↓
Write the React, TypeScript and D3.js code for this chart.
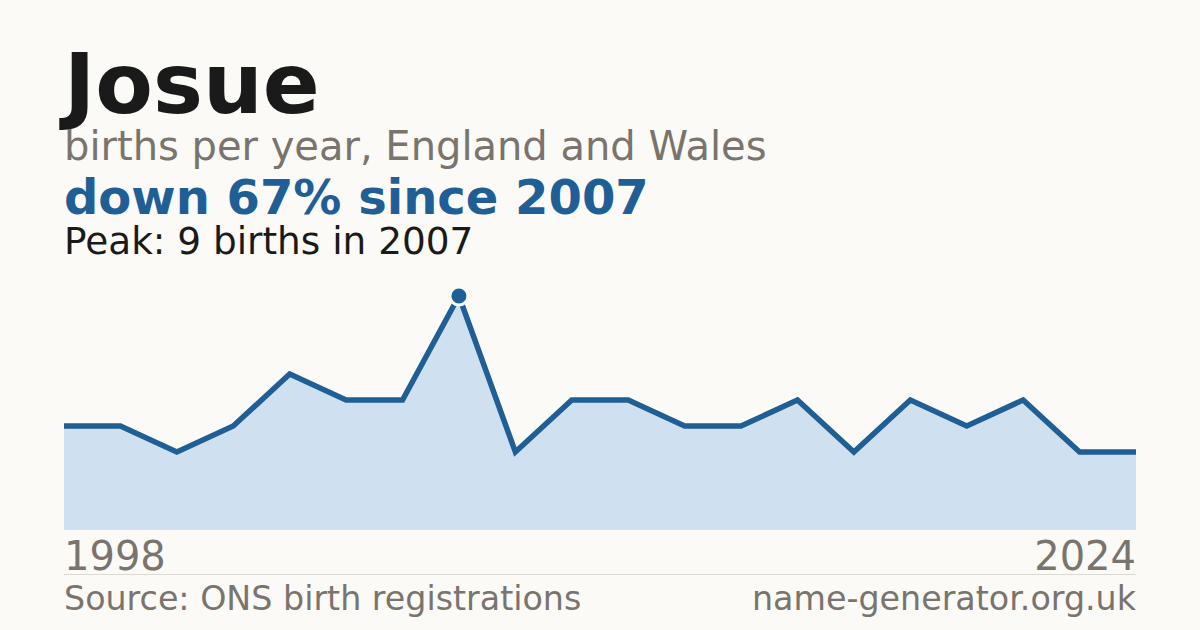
import React from "react";
import * as d3 from "d3";

const width = 1200;
const height = 630;
const margin = { left: 64, right: 64 }; // plot spans 64..1136
const plotTop = 296; // y of the peak value
const plotBottom = 530; // baseline of the area

const blue = "#1f5f96";
const areaFill = "#cfe0f0";
const grey = "#79746d";
const ink = "#1a1a1a";
const bg = "#fbfaf6";
const font = "'DejaVu Sans', sans-serif";

// years with a published count (years under 3 births are suppressed)
const years = [
  1998, 1999, 2001, 2002, 2003, 2004, 2006, 2007, 2008, 2010, 2011, 2012,
  2014, 2015, 2017, 2018, 2020, 2021, 2023, 2024,
];
const births = [4, 4, 3, 4, 6, 5, 5, 9, 3, 5, 5, 4, 4, 5, 3, 5, 4, 5, 3, 3];

const name = "Josue";
const subtitle = "births per year, England and Wales";
const firstYear = "1998";
const lastYear = "2024";

const App = () => {
  const data = years.map((y, i) => ({ year: y, value: births[i] }));
  const peak = data.reduce((a, b) => (b.value > a.value ? b : a));
  const last = data[data.length - 1];
  const change = Math.round(((last.value - peak.value) / peak.value) * 100);

  const x = d3
    .scalePoint<number>()
    .domain(years)
    .range([margin.left, width - margin.right]);
  const y = d3
    .scaleLinear()
    .domain([0, d3.max(births) || 0])
    .range([plotBottom, plotTop]);

  const line = d3
    .line<{ year: number; value: number }>()
    .x((d) => x(d.year) as number)
    .y((d) => y(d.value));
  const area = d3
    .area<{ year: number; value: number }>()
    .x((d) => x(d.year) as number)
    .y0(y(0))
    .y1((d) => y(d.value));

  return (
    <svg
      width={width}
      height={height}
      style={{ position: "absolute", left: 0, top: 0, display: "block" }}
      fontFamily={font}
    >
      <rect width={width} height={height} fill={bg} />
      <text x={64} y={113} fontSize={84} fontWeight="bold" fill={ink}>
        {name}
      </text>
      <text x={64} y={160} fontSize={40} fill={grey}>
        {subtitle}
      </text>
      <text x={64} y={214} fontSize={48} fontWeight="bold" fill={blue}>
        {`${change < 0 ? "down" : "up"} ${Math.abs(change)}% since ${peak.year}`}
      </text>
      <text x={64} y={254} fontSize={37.4} fill={ink}>
        {`Peak: ${peak.value} births in ${peak.year}`}
      </text>

      <path d={area(data) || ""} fill={areaFill} />
      <path
        d={line(data) || ""}
        fill="none"
        stroke={blue}
        strokeWidth={5.5}
        strokeLinejoin="miter"
      />
      <circle
        cx={x(peak.year)}
        cy={y(peak.value)}
        r={9}
        fill={blue}
        stroke={bg}
        strokeWidth={3}
      />

      <text x={64} y={570} fontSize={40} fill={grey}>
        {firstYear}
      </text>
      <text x={1136} y={570} fontSize={40} fill={grey} textAnchor="end">
        {lastYear}
      </text>
      <line x1={64} x2={1136} y1={574.5} y2={574.5} stroke="#dddad3" strokeWidth={1} />
      <text x={64} y={610} fontSize={33.3} fill={grey}>
        Source: ONS birth registrations
      </text>
      <text x={1136} y={610} fontSize={33.3} fill={grey} textAnchor="end">
        name-generator.org.uk
      </text>
    </svg>
  );
};

export default App;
↑
> _GIVEN PROBLEM_
Leave out the pictures and copy the rest of the material above exactly.

> _OUTPUT FOR THIS TASK_
Write the React, TypeScript and D3.js code for this chart.
import React from "react";
import * as d3 from "d3";

const width = 1200;
const height = 630;
const margin = { left: 64, right: 64 }; // plot spans 64..1136
const plotTop = 296; // y of the peak value
const plotBottom = 530; // baseline of the area

const blue = "#1f5f96";
const areaFill = "#cfe0f0";
const grey = "#79746d";
const ink = "#1a1a1a";
const bg = "#fbfaf6";
const font = "'DejaVu Sans', sans-serif";

// years with a published count (years under 3 births are suppressed)
const years = [
  1998, 1999, 2001, 2002, 2003, 2004, 2006, 2007, 2008, 2010, 2011, 2012,
  2014, 2015, 2017, 2018, 2020, 2021, 2023, 2024,
];
const births = [4, 4, 3, 4, 6, 5, 5, 9, 3, 5, 5, 4, 4, 5, 3, 5, 4, 5, 3, 3];

const name = "Josue";
const subtitle = "births per year, England and Wales";
const firstYear = "1998";
const lastYear = "2024";

const App = () => {
  const data = years.map((y, i) => ({ year: y, value: births[i] }));
  const peak = data.reduce((a, b) => (b.value > a.value ? b : a));
  const last = data[data.length - 1];
  const change = Math.round(((last.value - peak.value) / peak.value) * 100);

  const x = d3
    .scalePoint<number>()
    .domain(years)
    .range([margin.left, width - margin.right]);
  const y = d3
    .scaleLinear()
    .domain([0, d3.max(births) || 0])
    .range([plotBottom, plotTop]);

  const line = d3
    .line<{ year: number; value: number }>()
    .x((d) => x(d.year) as number)
    .y((d) => y(d.value));
  const area = d3
    .area<{ year: number; value: number }>()
    .x((d) => x(d.year) as number)
    .y0(y(0))
    .y1((d) => y(d.value));

  return (
    <svg
      width={width}
      height={height}
      style={{ position: "absolute", left: 0, top: 0, display: "block" }}
      fontFamily={font}
    >
      <rect width={width} height={height} fill={bg} />
      <text x={64} y={113} fontSize={84} fontWeight="bold" fill={ink}>
        {name}
      </text>
      <text x={64} y={160} fontSize={40} fill={grey}>
        {subtitle}
      </text>
      <text x={64} y={214} fontSize={48} fontWeight="bold" fill={blue}>
        {`${change < 0 ? "down" : "up"} ${Math.abs(change)}% since ${peak.year}`}
      </text>
      <text x={64} y={254} fontSize={37.4} fill={ink}>
        {`Peak: ${peak.value} births in ${peak.year}`}
      </text>

      <path d={area(data) || ""} fill={areaFill} />
      <path
        d={line(data) || ""}
        fill="none"
        stroke={blue}
        strokeWidth={5.5}
        strokeLinejoin="miter"
      />
      <circle
        cx={x(peak.year)}
        cy={y(peak.value)}
        r={9}
        fill={blue}
        stroke={bg}
        strokeWidth={3}
      />

      <text x={64} y={570} fontSize={40} fill={grey}>
        {firstYear}
      </text>
      <text x={1136} y={570} fontSize={40} fill={grey} textAnchor="end">
        {lastYear}
      </text>
      <line x1={64} x2={1136} y1={574.5} y2={574.5} stroke="#dddad3" strokeWidth={1} />
      <text x={64} y={610} fontSize={33.3} fill={grey}>
        Source: ONS birth registrations
      </text>
      <text x={1136} y={610} fontSize={33.3} fill={grey} textAnchor="end">
        name-generator.org.uk
      </text>
    </svg>
  );
};

export default App;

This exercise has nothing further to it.